EXERCISE BRIEF:
Reproduce the listing exactly, with no pictures in your copy.

-- start of COLLECTED DATA --

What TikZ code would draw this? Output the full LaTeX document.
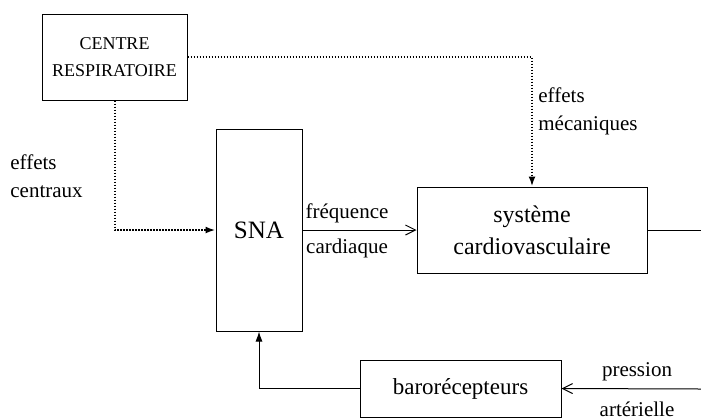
\documentclass[tikz,border=0pt]{standalone}
\usepackage{fontspec}
\setmainfont{Liberation Serif}
\usetikzlibrary{arrows.meta}
\begin{document}
\begin{tikzpicture}[x=0.5pt,y=-0.5pt,
  box/.style={draw,line width=0.5pt,inner sep=0pt,align=center},
  lbl/.style={inner sep=0pt,font=\fontsize{10.5}{14}\selectfont,align=left},
  infl/.style={line width=1pt,dash pattern=on 0.8pt off 0.7pt,-{Latex[length=5pt,width=3.5pt]}},
  sig/.style={line width=0.5pt,-{Straight Barb[length=5pt,width=5pt]}}]
  \useasboundingbox (0,0) rectangle (701,419);
  % blocs
  \node[box,minimum width=72.5pt,minimum height=43pt,font=\fontsize{9}{13.5}\selectfont]
    (centre) at (114.5,57) {CENTRE\\RESPIRATOIRE};
  \node[box,minimum width=43pt,minimum height=101pt,font=\fontsize{12.5}{15}\selectfont]
    (sna) at (259,230) {SNA};
  \node[box,minimum width=115pt,minimum height=43pt,font=\fontsize{12}{16}\selectfont]
    (cardio) at (532,230) {système\\cardiovasculaire};
  \node[box,minimum width=100.5pt,minimum height=28.5pt,font=\fontsize{11.5}{14}\selectfont]
    (baro) at (460.5,388.5) {barorécepteurs};
  \coordinate (sortie) at (701,230);
  \coordinate (entree) at (701,389);
  % liaisons
  \draw[infl] (centre.south) |- (sna.west);
  \draw[infl] (centre.east) -| (cardio.north);
  \draw[sig] (sna.east) -- (cardio.west);
  \draw[line width=0.5pt] (cardio.east) -- (sortie);
  \draw[sig] (entree) -- (baro.east);
  \draw[line width=0.5pt,-{Latex[length=5pt,width=3.5pt]}] (baro.west) -| (sna.south);
  % etiquettes
  \node[lbl,anchor=west] (centraux) at (10,176) {effets\\centraux};
  \node[lbl,anchor=west] (meca) at (538,111) {effets\\mécaniques};
  \node[lbl] (freq) at (347,213) {fréquence};
  \node[lbl] (cardiaque) at (347,248) {cardiaque};
  \node[lbl] (pression) at (637,372) {pression};
  \node[lbl] (arterielle) at (637,409) {artérielle};
\end{tikzpicture}
\end{document}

-- end of COLLECTED DATA --

FINISHED EXERCISE:
What TikZ code would draw this? Output the full LaTeX document.
\documentclass[tikz,border=0pt]{standalone}
\usepackage{fontspec}
\setmainfont{Liberation Serif}
\usetikzlibrary{arrows.meta}
\begin{document}
\begin{tikzpicture}[x=0.5pt,y=-0.5pt,
  box/.style={draw,line width=0.5pt,inner sep=0pt,align=center},
  lbl/.style={inner sep=0pt,font=\fontsize{10.5}{14}\selectfont,align=left},
  infl/.style={line width=1pt,dash pattern=on 0.8pt off 0.7pt,-{Latex[length=5pt,width=3.5pt]}},
  sig/.style={line width=0.5pt,-{Straight Barb[length=5pt,width=5pt]}}]
  \useasboundingbox (0,0) rectangle (701,419);
  % blocs
  \node[box,minimum width=72.5pt,minimum height=43pt,font=\fontsize{9}{13.5}\selectfont]
    (centre) at (114.5,57) {CENTRE\\RESPIRATOIRE};
  \node[box,minimum width=43pt,minimum height=101pt,font=\fontsize{12.5}{15}\selectfont]
    (sna) at (259,230) {SNA};
  \node[box,minimum width=115pt,minimum height=43pt,font=\fontsize{12}{16}\selectfont]
    (cardio) at (532,230) {système\\cardiovasculaire};
  \node[box,minimum width=100.5pt,minimum height=28.5pt,font=\fontsize{11.5}{14}\selectfont]
    (baro) at (460.5,388.5) {barorécepteurs};
  \coordinate (sortie) at (701,230);
  \coordinate (entree) at (701,389);
  % liaisons
  \draw[infl] (centre.south) |- (sna.west);
  \draw[infl] (centre.east) -| (cardio.north);
  \draw[sig] (sna.east) -- (cardio.west);
  \draw[line width=0.5pt] (cardio.east) -- (sortie);
  \draw[sig] (entree) -- (baro.east);
  \draw[line width=0.5pt,-{Latex[length=5pt,width=3.5pt]}] (baro.west) -| (sna.south);
  % etiquettes
  \node[lbl,anchor=west] (centraux) at (10,176) {effets\\centraux};
  \node[lbl,anchor=west] (meca) at (538,111) {effets\\mécaniques};
  \node[lbl] (freq) at (347,213) {fréquence};
  \node[lbl] (cardiaque) at (347,248) {cardiaque};
  \node[lbl] (pression) at (637,372) {pression};
  \node[lbl] (arterielle) at (637,409) {artérielle};
\end{tikzpicture}
\end{document}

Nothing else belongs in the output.